Written instruction — Leave out the pictures and reproduce all of the data exactly.

Data segment —
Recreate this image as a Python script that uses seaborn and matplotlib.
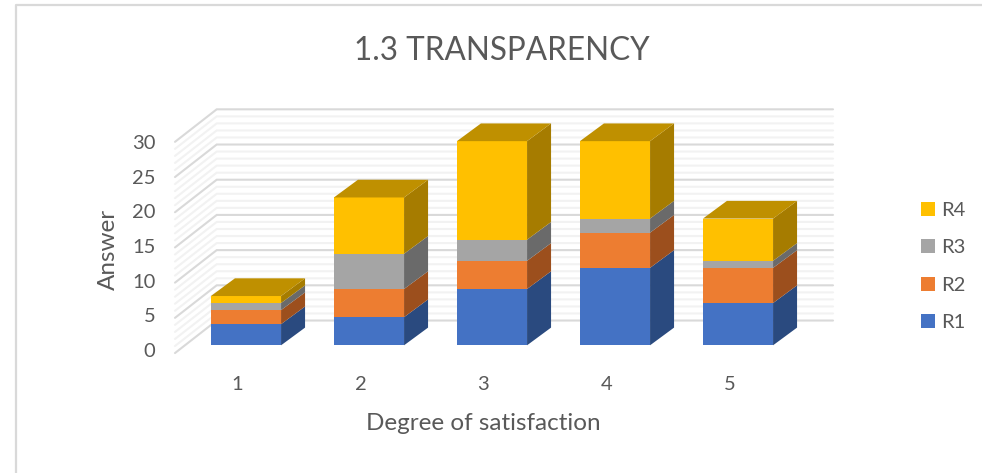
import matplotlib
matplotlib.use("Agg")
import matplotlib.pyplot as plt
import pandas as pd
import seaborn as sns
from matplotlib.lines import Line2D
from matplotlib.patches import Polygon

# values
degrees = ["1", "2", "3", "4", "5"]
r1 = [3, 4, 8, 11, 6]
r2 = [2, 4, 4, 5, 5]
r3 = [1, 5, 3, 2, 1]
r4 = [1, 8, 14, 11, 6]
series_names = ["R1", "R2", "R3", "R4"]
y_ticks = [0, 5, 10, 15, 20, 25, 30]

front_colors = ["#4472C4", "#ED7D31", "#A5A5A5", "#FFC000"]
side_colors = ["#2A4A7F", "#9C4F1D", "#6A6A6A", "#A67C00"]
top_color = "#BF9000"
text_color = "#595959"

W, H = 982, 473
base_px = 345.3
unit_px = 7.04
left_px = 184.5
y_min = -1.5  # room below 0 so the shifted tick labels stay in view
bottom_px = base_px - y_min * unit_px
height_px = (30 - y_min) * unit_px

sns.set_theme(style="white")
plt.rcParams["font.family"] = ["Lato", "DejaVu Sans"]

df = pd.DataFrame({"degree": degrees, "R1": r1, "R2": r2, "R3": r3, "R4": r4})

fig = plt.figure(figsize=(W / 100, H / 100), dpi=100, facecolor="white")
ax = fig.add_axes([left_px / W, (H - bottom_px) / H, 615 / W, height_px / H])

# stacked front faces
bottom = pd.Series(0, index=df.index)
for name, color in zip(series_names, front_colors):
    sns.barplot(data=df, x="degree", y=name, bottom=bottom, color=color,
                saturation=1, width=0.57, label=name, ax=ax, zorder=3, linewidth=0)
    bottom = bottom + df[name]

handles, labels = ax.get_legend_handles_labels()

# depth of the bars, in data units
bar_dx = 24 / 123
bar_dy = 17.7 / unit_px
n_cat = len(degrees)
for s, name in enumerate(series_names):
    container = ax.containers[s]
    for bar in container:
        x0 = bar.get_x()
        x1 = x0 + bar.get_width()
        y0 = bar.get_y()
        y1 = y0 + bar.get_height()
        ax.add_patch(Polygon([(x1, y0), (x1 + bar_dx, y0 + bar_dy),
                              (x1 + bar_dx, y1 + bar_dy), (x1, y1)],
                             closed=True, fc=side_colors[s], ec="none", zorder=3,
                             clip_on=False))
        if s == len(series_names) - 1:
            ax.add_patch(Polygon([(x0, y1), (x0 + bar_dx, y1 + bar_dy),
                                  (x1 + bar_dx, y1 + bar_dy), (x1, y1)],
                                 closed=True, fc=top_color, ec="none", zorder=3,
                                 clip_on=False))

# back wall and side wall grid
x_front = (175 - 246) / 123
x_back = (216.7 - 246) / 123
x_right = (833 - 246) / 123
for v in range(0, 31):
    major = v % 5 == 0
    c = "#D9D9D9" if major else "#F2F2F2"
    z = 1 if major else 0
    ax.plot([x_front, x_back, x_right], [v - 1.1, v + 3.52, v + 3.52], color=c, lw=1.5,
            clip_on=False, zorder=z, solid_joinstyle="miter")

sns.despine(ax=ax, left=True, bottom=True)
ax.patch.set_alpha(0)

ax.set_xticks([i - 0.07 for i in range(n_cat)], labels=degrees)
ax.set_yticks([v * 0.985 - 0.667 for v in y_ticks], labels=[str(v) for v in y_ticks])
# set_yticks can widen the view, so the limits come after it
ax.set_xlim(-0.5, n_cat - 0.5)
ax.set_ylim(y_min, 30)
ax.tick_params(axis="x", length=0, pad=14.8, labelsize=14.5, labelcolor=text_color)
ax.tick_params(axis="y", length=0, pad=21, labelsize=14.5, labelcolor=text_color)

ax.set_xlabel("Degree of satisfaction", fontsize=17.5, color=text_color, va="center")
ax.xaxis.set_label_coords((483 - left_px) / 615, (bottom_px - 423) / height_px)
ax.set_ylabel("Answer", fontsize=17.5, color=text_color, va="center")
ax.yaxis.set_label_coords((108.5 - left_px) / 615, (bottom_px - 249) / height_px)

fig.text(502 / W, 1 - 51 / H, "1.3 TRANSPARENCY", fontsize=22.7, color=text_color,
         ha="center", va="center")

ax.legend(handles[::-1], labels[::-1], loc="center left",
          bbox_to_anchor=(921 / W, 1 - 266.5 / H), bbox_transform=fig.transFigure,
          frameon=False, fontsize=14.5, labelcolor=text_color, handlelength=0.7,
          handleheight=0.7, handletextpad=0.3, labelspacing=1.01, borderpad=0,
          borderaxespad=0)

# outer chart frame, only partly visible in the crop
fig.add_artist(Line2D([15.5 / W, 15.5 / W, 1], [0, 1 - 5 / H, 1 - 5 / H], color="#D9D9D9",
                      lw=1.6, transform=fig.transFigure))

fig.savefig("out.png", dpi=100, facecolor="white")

Written solution —
Recreate this image as a Python script that uses seaborn and matplotlib.
import matplotlib
matplotlib.use("Agg")
import matplotlib.pyplot as plt
import pandas as pd
import seaborn as sns
from matplotlib.lines import Line2D
from matplotlib.patches import Polygon

# values
degrees = ["1", "2", "3", "4", "5"]
r1 = [3, 4, 8, 11, 6]
r2 = [2, 4, 4, 5, 5]
r3 = [1, 5, 3, 2, 1]
r4 = [1, 8, 14, 11, 6]
series_names = ["R1", "R2", "R3", "R4"]
y_ticks = [0, 5, 10, 15, 20, 25, 30]

front_colors = ["#4472C4", "#ED7D31", "#A5A5A5", "#FFC000"]
side_colors = ["#2A4A7F", "#9C4F1D", "#6A6A6A", "#A67C00"]
top_color = "#BF9000"
text_color = "#595959"

W, H = 982, 473
base_px = 345.3
unit_px = 7.04
left_px = 184.5
y_min = -1.5  # room below 0 so the shifted tick labels stay in view
bottom_px = base_px - y_min * unit_px
height_px = (30 - y_min) * unit_px

sns.set_theme(style="white")
plt.rcParams["font.family"] = ["Lato", "DejaVu Sans"]

df = pd.DataFrame({"degree": degrees, "R1": r1, "R2": r2, "R3": r3, "R4": r4})

fig = plt.figure(figsize=(W / 100, H / 100), dpi=100, facecolor="white")
ax = fig.add_axes([left_px / W, (H - bottom_px) / H, 615 / W, height_px / H])

# stacked front faces
bottom = pd.Series(0, index=df.index)
for name, color in zip(series_names, front_colors):
    sns.barplot(data=df, x="degree", y=name, bottom=bottom, color=color,
                saturation=1, width=0.57, label=name, ax=ax, zorder=3, linewidth=0)
    bottom = bottom + df[name]

handles, labels = ax.get_legend_handles_labels()

# depth of the bars, in data units
bar_dx = 24 / 123
bar_dy = 17.7 / unit_px
n_cat = len(degrees)
for s, name in enumerate(series_names):
    container = ax.containers[s]
    for bar in container:
        x0 = bar.get_x()
        x1 = x0 + bar.get_width()
        y0 = bar.get_y()
        y1 = y0 + bar.get_height()
        ax.add_patch(Polygon([(x1, y0), (x1 + bar_dx, y0 + bar_dy),
                              (x1 + bar_dx, y1 + bar_dy), (x1, y1)],
                             closed=True, fc=side_colors[s], ec="none", zorder=3,
                             clip_on=False))
        if s == len(series_names) - 1:
            ax.add_patch(Polygon([(x0, y1), (x0 + bar_dx, y1 + bar_dy),
                                  (x1 + bar_dx, y1 + bar_dy), (x1, y1)],
                                 closed=True, fc=top_color, ec="none", zorder=3,
                                 clip_on=False))

# back wall and side wall grid
x_front = (175 - 246) / 123
x_back = (216.7 - 246) / 123
x_right = (833 - 246) / 123
for v in range(0, 31):
    major = v % 5 == 0
    c = "#D9D9D9" if major else "#F2F2F2"
    z = 1 if major else 0
    ax.plot([x_front, x_back, x_right], [v - 1.1, v + 3.52, v + 3.52], color=c, lw=1.5,
            clip_on=False, zorder=z, solid_joinstyle="miter")

sns.despine(ax=ax, left=True, bottom=True)
ax.patch.set_alpha(0)

ax.set_xticks([i - 0.07 for i in range(n_cat)], labels=degrees)
ax.set_yticks([v * 0.985 - 0.667 for v in y_ticks], labels=[str(v) for v in y_ticks])
# set_yticks can widen the view, so the limits come after it
ax.set_xlim(-0.5, n_cat - 0.5)
ax.set_ylim(y_min, 30)
ax.tick_params(axis="x", length=0, pad=14.8, labelsize=14.5, labelcolor=text_color)
ax.tick_params(axis="y", length=0, pad=21, labelsize=14.5, labelcolor=text_color)

ax.set_xlabel("Degree of satisfaction", fontsize=17.5, color=text_color, va="center")
ax.xaxis.set_label_coords((483 - left_px) / 615, (bottom_px - 423) / height_px)
ax.set_ylabel("Answer", fontsize=17.5, color=text_color, va="center")
ax.yaxis.set_label_coords((108.5 - left_px) / 615, (bottom_px - 249) / height_px)

fig.text(502 / W, 1 - 51 / H, "1.3 TRANSPARENCY", fontsize=22.7, color=text_color,
         ha="center", va="center")

ax.legend(handles[::-1], labels[::-1], loc="center left",
          bbox_to_anchor=(921 / W, 1 - 266.5 / H), bbox_transform=fig.transFigure,
          frameon=False, fontsize=14.5, labelcolor=text_color, handlelength=0.7,
          handleheight=0.7, handletextpad=0.3, labelspacing=1.01, borderpad=0,
          borderaxespad=0)

# outer chart frame, only partly visible in the crop
fig.add_artist(Line2D([15.5 / W, 15.5 / W, 1], [0, 1 - 5 / H, 1 - 5 / H], color="#D9D9D9",
                      lw=1.6, transform=fig.transFigure))

fig.savefig("out.png", dpi=100, facecolor="white")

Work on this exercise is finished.